Personal information
- Full name: Daniel Donati
- Date of birth: 29 September 1977 (age 47)
- Original team(s): Old Xaverians
- Draft: 79th, 1996 AFL draft
- Height: 187 cm (6 ft 2 in)
- Weight: 83 kg (183 lb)

Playing career^{1}
- Years: Club / Games (Goals)
- 1997: Richmond / 1 (0)
- ^{1} Playing statistics correct to the end of 1997.

= Daniel Donati =

Australian rules footballer

Daniel Donati (born 29 September 1977) is a former Australian rules footballer who played with Richmond in the Australian Football League (AFL).

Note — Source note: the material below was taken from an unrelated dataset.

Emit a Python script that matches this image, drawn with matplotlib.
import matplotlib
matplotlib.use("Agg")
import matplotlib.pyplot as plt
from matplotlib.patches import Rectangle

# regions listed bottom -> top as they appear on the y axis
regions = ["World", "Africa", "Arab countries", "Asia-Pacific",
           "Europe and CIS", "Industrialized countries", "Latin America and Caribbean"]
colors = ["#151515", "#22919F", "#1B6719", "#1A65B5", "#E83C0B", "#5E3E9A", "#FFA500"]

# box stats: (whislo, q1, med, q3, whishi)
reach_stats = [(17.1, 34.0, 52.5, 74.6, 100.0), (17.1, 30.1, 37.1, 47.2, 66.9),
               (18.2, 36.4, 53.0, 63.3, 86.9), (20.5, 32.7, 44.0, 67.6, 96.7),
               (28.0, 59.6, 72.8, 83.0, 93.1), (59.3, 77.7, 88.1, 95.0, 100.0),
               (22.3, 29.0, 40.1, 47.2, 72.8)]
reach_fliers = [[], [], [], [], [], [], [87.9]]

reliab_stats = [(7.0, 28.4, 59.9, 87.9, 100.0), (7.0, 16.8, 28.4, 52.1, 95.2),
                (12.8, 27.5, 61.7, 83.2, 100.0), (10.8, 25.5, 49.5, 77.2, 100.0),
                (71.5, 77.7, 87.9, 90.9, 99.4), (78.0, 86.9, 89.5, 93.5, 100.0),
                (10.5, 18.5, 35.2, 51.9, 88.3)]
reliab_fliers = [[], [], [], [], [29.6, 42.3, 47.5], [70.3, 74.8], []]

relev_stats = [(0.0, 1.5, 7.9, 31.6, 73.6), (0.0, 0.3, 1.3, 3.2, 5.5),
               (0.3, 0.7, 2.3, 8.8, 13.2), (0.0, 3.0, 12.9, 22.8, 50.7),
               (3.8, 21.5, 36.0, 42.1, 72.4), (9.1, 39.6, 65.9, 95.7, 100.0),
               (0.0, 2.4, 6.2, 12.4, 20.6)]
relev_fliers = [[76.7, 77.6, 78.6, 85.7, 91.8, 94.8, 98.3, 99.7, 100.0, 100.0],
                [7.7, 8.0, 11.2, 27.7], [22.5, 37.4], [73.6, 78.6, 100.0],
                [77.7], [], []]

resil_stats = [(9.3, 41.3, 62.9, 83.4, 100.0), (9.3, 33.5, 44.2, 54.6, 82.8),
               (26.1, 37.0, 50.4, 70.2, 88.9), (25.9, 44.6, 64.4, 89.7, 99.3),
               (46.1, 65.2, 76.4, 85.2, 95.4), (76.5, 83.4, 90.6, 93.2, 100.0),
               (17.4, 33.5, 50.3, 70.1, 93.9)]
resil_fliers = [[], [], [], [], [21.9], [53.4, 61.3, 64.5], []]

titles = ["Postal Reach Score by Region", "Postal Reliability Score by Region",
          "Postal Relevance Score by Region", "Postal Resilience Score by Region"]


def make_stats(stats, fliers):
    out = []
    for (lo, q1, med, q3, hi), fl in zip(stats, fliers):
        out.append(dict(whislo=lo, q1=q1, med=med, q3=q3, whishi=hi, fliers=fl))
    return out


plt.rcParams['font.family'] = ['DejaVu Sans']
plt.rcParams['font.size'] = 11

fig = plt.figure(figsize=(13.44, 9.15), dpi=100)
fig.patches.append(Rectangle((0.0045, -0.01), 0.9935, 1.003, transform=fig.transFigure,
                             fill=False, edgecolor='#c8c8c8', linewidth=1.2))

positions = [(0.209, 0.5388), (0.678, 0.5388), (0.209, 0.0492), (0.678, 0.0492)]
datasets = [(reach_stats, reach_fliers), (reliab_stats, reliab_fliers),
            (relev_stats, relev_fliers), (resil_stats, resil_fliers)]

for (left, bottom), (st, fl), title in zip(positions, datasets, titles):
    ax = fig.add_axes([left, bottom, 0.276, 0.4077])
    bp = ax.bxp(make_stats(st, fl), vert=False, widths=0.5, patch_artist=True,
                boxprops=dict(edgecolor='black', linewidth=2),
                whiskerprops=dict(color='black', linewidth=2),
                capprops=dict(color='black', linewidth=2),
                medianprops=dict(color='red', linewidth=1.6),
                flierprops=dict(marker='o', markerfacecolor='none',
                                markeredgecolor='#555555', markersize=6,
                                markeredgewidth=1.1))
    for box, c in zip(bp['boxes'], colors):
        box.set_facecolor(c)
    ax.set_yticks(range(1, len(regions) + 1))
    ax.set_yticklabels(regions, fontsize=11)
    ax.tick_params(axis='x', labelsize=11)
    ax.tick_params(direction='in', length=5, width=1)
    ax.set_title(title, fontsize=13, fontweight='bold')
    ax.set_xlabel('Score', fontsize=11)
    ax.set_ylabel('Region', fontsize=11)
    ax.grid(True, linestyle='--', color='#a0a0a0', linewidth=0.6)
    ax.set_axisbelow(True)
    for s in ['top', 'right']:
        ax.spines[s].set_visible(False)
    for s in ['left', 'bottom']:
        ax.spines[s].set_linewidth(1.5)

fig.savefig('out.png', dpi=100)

Donati was recruited from Old Xaverians in the Victorian Amateur Football Association, with the 79th selection of the 1996 AFL draft, after playing in the Xavs' Under 19s and Senior premierships that year. He spent two years on the Richmond senior list, and was picked for the seniors by coach Robert Walls just once, he played in Richmond's loss to the Brisbane Lions at the Gabba and had three disposals. He played in Richmond's 1997 reserves premiership, and was delisted at the end of 1998.

He won a Norm Goss Memorial Medal in 1999 when he starred on the wing for Springvale in the Victorian Football League grand final.

In 2010, Donati spent a season with Geelong Football League club Lara and then announced his retirement at the end of the year. Before that he had played over 100 games for Noble Park in the Eastern Football League.
He is now coach of Barwon Heads in the Bellarine Football League.